Directions: From the first line of the data below through the line bearing "(stop1) at (1320,193)", reproduce each line exactly; do not include pictures.

Given material:
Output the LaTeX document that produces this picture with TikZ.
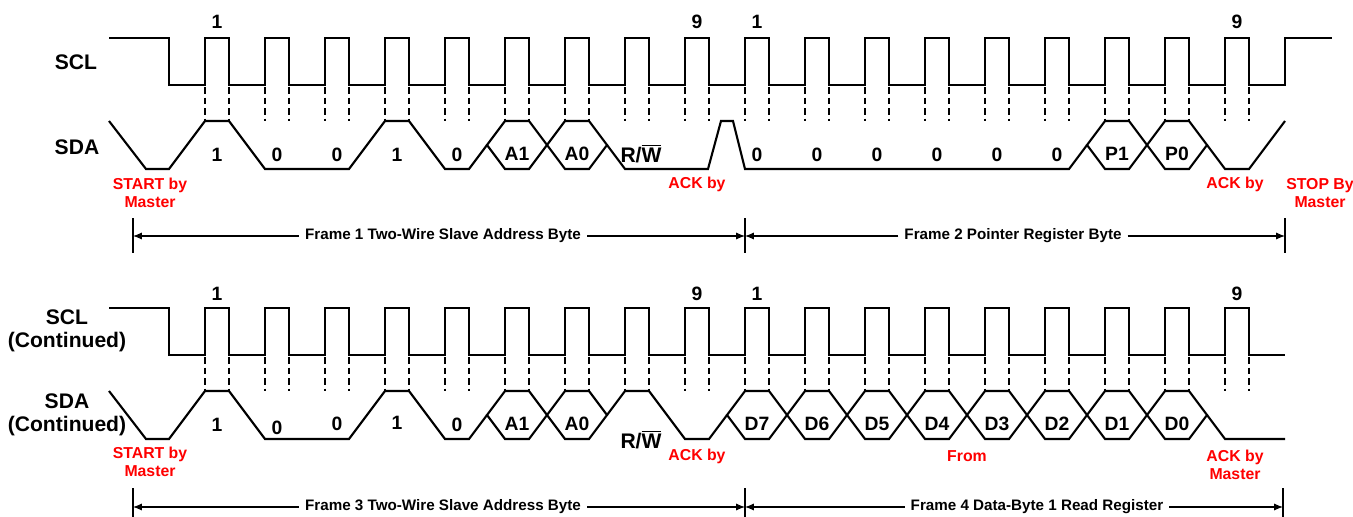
\documentclass[tikz,border=0pt]{standalone}
\usepackage{fontspec}
\setmainfont{Liberation Sans}
\usetikzlibrary{arrows.meta}
\tikzset{
  wave/.style={line width=1.2pt},
  guide/.style={line width=0.6pt, dash pattern=on 3.8pt off 2.2pt},
  sig/.style={font=\fontsize{12}{13}\selectfont\bfseries, align=center},
  bit/.style={font=\fontsize{11}{13}\selectfont\bfseries},
  note/.style={font=\fontsize{9}{10.2}\selectfont\bfseries, text=red, align=center},
  framelabel/.style={font=\fontsize{8.65}{10}\selectfont\bfseries},
  spanarrow/.style={line width=0.6pt, -{Latex[length=5pt, width=4pt]}},
  bound/.style={line width=0.8pt},
}

\begin{document}
\begin{tikzpicture}[x=0.02cm, y=-0.02cm]
\useasboundingbox (0,0) rectangle (1353,517);

% first transfer
\node[sig] (scl1) at (76,62) {SCL};
\node[sig] (sda1) at (77,147) {SDA};

\draw[wave] (109,38) -- (169,38) -- (169,85)
  \foreach \r in {205,265,...,1225} {-- (\r,85) -- (\r,38) -- (\r+24,38) -- (\r+24,85)}
  -- (1285,85) -- (1285,38) -- (1332,38);
\foreach \r in {205,265,...,1225} {
  \draw[guide] (\r,87) -- (\r,121);
  \draw[guide] (\r+24,87) -- (\r+24,121);
}

\draw[wave] (109,121) -- (146,169) -- (169,169) -- (205,121) -- (229,121) -- (265,169)
  -- (349,169) -- (385,121) -- (409,121) -- (445,169) -- (469,169) -- (487,145);
\draw[wave] (607,145) -- (625,169) -- (708,169) -- (721,121) -- (733,121) -- (745,169)
  -- (1069,169) -- (1087,145);
\draw[wave] (1207,145) -- (1225,169) -- (1249,169) -- (1285,121);

\node[bit] (n1) at (217,22) {1};
\node[bit] (n9) at (697,22) {9};
\node[bit] (m1) at (757,22) {1};
\node[bit] (m9) at (1237,22) {9};

\foreach \x/\t in {217/1, 277/0, 337/0, 397/1, 457/0, 757/0, 817/0, 877/0, 937/0, 997/0, 1057/0}
  \node[bit] (b\x) at (\x,155) {\t};
\node[bit, font=\fontsize{12}{13}\selectfont\bfseries] (rw1) at (641,154) {R/$\overline{\mbox{W}}$};

\node[note] (start1) at (150,193) {START by\\Master};
\node[note] (ack1) at (697,184) {ACK by};
\node[note] (ack2) at (1235,184) {ACK by};
\node[note] (stop1) at (1320,193) {STOP By\\Master};

\draw[bound] (133,218) -- (133,253);
\draw[bound] (745,218) -- (745,253);
\draw[bound] (1285,218) -- (1285,253);
\coordinate (e0) at (133,236);
\coordinate (e1) at (745,236);
\coordinate (e2) at (1285,236);
\node[framelabel] (fr1) at (443,236) {Frame 1 Two-Wire Slave Address Byte};
\node[framelabel] (fr2) at (1013,236) {Frame 2 Pointer Register Byte};
\draw[spanarrow] (fr1) -- (e0);
\draw[spanarrow] (fr1) -- (e1);
\draw[spanarrow] (fr2) -- (e1);
\draw[spanarrow] (fr2) -- (e2);

% second transfer
\node[sig] (scl2) at (67,331) {SCL\\(Continued)};
\node[sig] (sda2) at (67,415) {SDA\\(Continued)};

\draw[wave] (109,308) -- (169,308) -- (169,355)
  \foreach \r in {205,265,...,1225} {-- (\r,355) -- (\r,308) -- (\r+24,308) -- (\r+24,355)}
  -- (1285,355);
\foreach \r in {205,265,...,1225} {
  \draw[guide] (\r,357) -- (\r,391);
  \draw[guide] (\r+24,357) -- (\r+24,391);
}

\draw[wave] (109,391) -- (146,439) -- (169,439) -- (205,391) -- (229,391) -- (265,439)
  -- (349,439) -- (385,391) -- (409,391) -- (445,439) -- (469,439) -- (487,415);
\draw[wave] (607,415) -- (625,391) -- (649,391) -- (685,439) -- (709,439) -- (727,415);
\draw[wave] (1207,415) -- (1225,439) -- (1285,439);

\node[bit] (k1) at (217,294) {1};
\node[bit] (k9) at (697,294) {9};
\node[bit] (j1) at (757,294) {1};
\node[bit] (j9) at (1237,294) {9};

\foreach \x/\y/\t in {217/425/1, 277/428/0, 337/424/0, 397/423/1, 457/425/0}
  \node[bit] (c\x) at (\x,\y) {\t};
\node[bit, font=\fontsize{12}{13}\selectfont\bfseries] (rw2) at (641,440) {R/$\overline{\mbox{W}}$};

% data cells
\foreach \r/\y/\t in {505/121/A1, 565/121/A0, 1105/121/P1, 1165/121/P0,
    505/391/A1, 565/391/A0, 745/391/D7, 805/391/D6, 865/391/D5, 925/391/D4,
    985/391/D3, 1045/391/D2, 1105/391/D1, 1165/391/D0} {
  \draw[wave] (\r-18,\y+24) -- (\r,\y) -- (\r+24,\y) -- (\r+42,\y+24)
    -- (\r+24,\y+48) -- (\r,\y+48) -- cycle;
  \node[bit] (h\r-\y) at (\r+12,\y+33) {\t};
}

\node[note] (start2) at (150,462) {START by\\Master};
\node[note] (ack3) at (697,456) {ACK by};
\node[note] (from1) at (967,456) {From};
\node[note] (ack4) at (1235,465) {ACK by\\Master};

\draw[bound] (133,488) -- (133,517);
\draw[bound] (745,488) -- (745,517);
\draw[bound] (1283,488) -- (1283,517);
\coordinate (g0) at (133,507);
\coordinate (g1) at (745,507);
\coordinate (g2) at (1283,507);
\node[framelabel] (fr3) at (443,507) {Frame 3 Two-Wire Slave Address Byte};
\node[framelabel] (fr4) at (1037,507) {Frame 4 Data-Byte 1 Read Register};
\draw[spanarrow] (fr3) -- (g0);
\draw[spanarrow] (fr3) -- (g1);
\draw[spanarrow] (fr4) -- (g1);
\draw[spanarrow] (fr4) -- (g2);

\end{tikzpicture}
\end{document}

Final answer:
Output the LaTeX document that produces this picture with TikZ.
\documentclass[tikz,border=0pt]{standalone}
\usepackage{fontspec}
\setmainfont{Liberation Sans}
\usetikzlibrary{arrows.meta}
\tikzset{
  wave/.style={line width=1.2pt},
  guide/.style={line width=0.6pt, dash pattern=on 3.8pt off 2.2pt},
  sig/.style={font=\fontsize{12}{13}\selectfont\bfseries, align=center},
  bit/.style={font=\fontsize{11}{13}\selectfont\bfseries},
  note/.style={font=\fontsize{9}{10.2}\selectfont\bfseries, text=red, align=center},
  framelabel/.style={font=\fontsize{8.65}{10}\selectfont\bfseries},
  spanarrow/.style={line width=0.6pt, -{Latex[length=5pt, width=4pt]}},
  bound/.style={line width=0.8pt},
}

\begin{document}
\begin{tikzpicture}[x=0.02cm, y=-0.02cm]
\useasboundingbox (0,0) rectangle (1353,517);

% first transfer
\node[sig] (scl1) at (76,62) {SCL};
\node[sig] (sda1) at (77,147) {SDA};

\draw[wave] (109,38) -- (169,38) -- (169,85)
  \foreach \r in {205,265,...,1225} {-- (\r,85) -- (\r,38) -- (\r+24,38) -- (\r+24,85)}
  -- (1285,85) -- (1285,38) -- (1332,38);
\foreach \r in {205,265,...,1225} {
  \draw[guide] (\r,87) -- (\r,121);
  \draw[guide] (\r+24,87) -- (\r+24,121);
}

\draw[wave] (109,121) -- (146,169) -- (169,169) -- (205,121) -- (229,121) -- (265,169)
  -- (349,169) -- (385,121) -- (409,121) -- (445,169) -- (469,169) -- (487,145);
\draw[wave] (607,145) -- (625,169) -- (708,169) -- (721,121) -- (733,121) -- (745,169)
  -- (1069,169) -- (1087,145);
\draw[wave] (1207,145) -- (1225,169) -- (1249,169) -- (1285,121);

\node[bit] (n1) at (217,22) {1};
\node[bit] (n9) at (697,22) {9};
\node[bit] (m1) at (757,22) {1};
\node[bit] (m9) at (1237,22) {9};

\foreach \x/\t in {217/1, 277/0, 337/0, 397/1, 457/0, 757/0, 817/0, 877/0, 937/0, 997/0, 1057/0}
  \node[bit] (b\x) at (\x,155) {\t};
\node[bit, font=\fontsize{12}{13}\selectfont\bfseries] (rw1) at (641,154) {R/$\overline{\mbox{W}}$};

\node[note] (start1) at (150,193) {START by\\Master};
\node[note] (ack1) at (697,184) {ACK by};
\node[note] (ack2) at (1235,184) {ACK by};
\node[note] (stop1) at (1320,193) {STOP By\\Master};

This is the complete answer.